Muggle Quidditch began in 2005 as an intramural league at Middlebury College in Vermont. Two years later, the Middlebury enthusiasts founded the Intercollegiate Quidditch Association and held the first match of the official league on Nov. 11 of that year.

Since its inception, the IQA has helped 400 colleges and 300 high schools form teams, over half of which are currently active in one of the seven leagues across the United States. While the bulk of Muggle Quidditch is in the U.S., there are teams in Canada, the U.K., Australia, and even India.

In 2010, the IQA changed its name to International Quidditch Association to include more teams. These teams will be gathering at Dewitt Clinton Park in New York City in mere days to compete in the 4th IQA Quidditch World Cup.
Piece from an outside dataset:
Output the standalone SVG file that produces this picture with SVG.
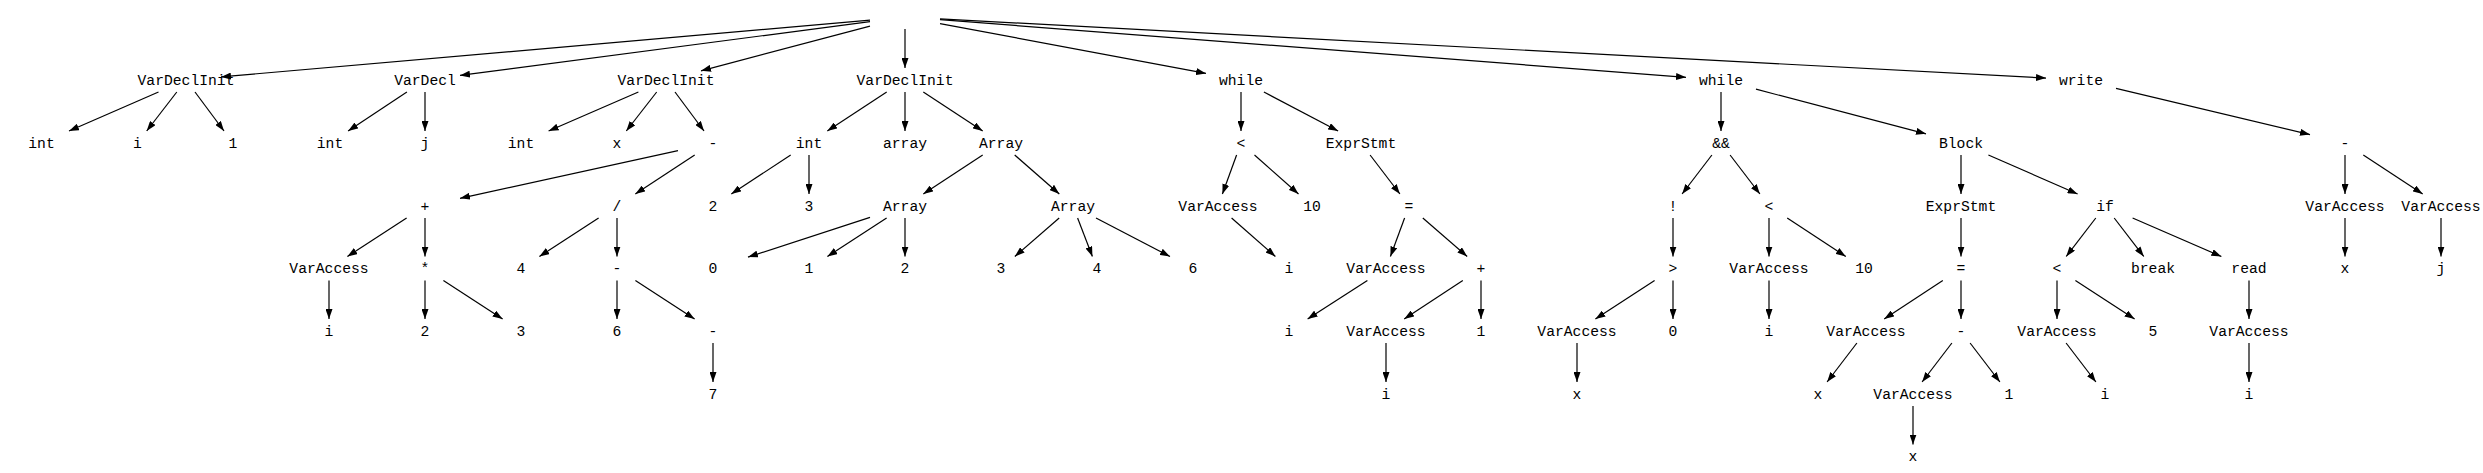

There are currently 66 teams registered to compete on Nov. 13 and 14 in New York, including McGill, Ryerson, Carleton, and even Princeton. For the past three tournaments, Middlebury has taken home the first place trophy.

The game obviously had to be adapted so that humans could actually play it. Essentially, all the positions are the same and have the same jobs, but everyone must always have a broom between their legs. The goal posts are typically hula hoops attached to piping.

The biggest difference between Harry Potter Quidditch and Muggle Quidditch – besides the magic, of course – is the golden snitch. The snitch in Muggle Quidditch is a person, typically dressed in all gold or yellow with a ball in sock tucked into their shorts. The seekers must steal this sock in order to have caught the snitch.

Caelin Robinson, a fourth-year English major, is a self-professed Potter nut and Muggle Quidditch aficionado.

“It’s huge,” she said, “It started out as kind of a gag, but now it’s really taken off.”

Robinson has been, as she put it, “hassling people for the past two years” to get Quidditch to come to the University of Regina campus. She hopes that this year will be the year she will finally get a Quidditch tournament.

“There isn’t much Quidditch at all in Canada and I really want to get something off the ground here.”

Robinson originally envisioned the games taking place on the academic green, but the recent onset of winter has put a damper on that and the tournament planning has moved into the gym.

The possibility of making teams pay an entry fee has been toyed with. Robinson would like to charge a fee and then donate that fee to a local charity, but she doesn’t want that to affect the participation level.

As it stands in the planning stages, every participating team will come up with their own name, full team, and costumes.

To those outside the Harry Potter world, this may seem like a giant nerdfest. However, Quidditch is a legitimate sport to those involved. It combines a game of dodgeball with basketball and even tag.

Chuck Joyce, a first-year science major, believes that Muggle Quidditch has no place in the real world.

“Potter fans have taken this too far. You can’t live in a fantasy world. Fictional sports don’t work in the real world. If they did, we could play Blernsball or Brockian Ultra-Cricket.”

In 2008, Reid Robinson from the McGill Quidditch Team told Vermont’s WCAX news that he hopes Quidditch will become an Olympic sport one day.

“The 2012 Olympics are in London,” he said. “It makes sense to have Quidditch at the birthplace.”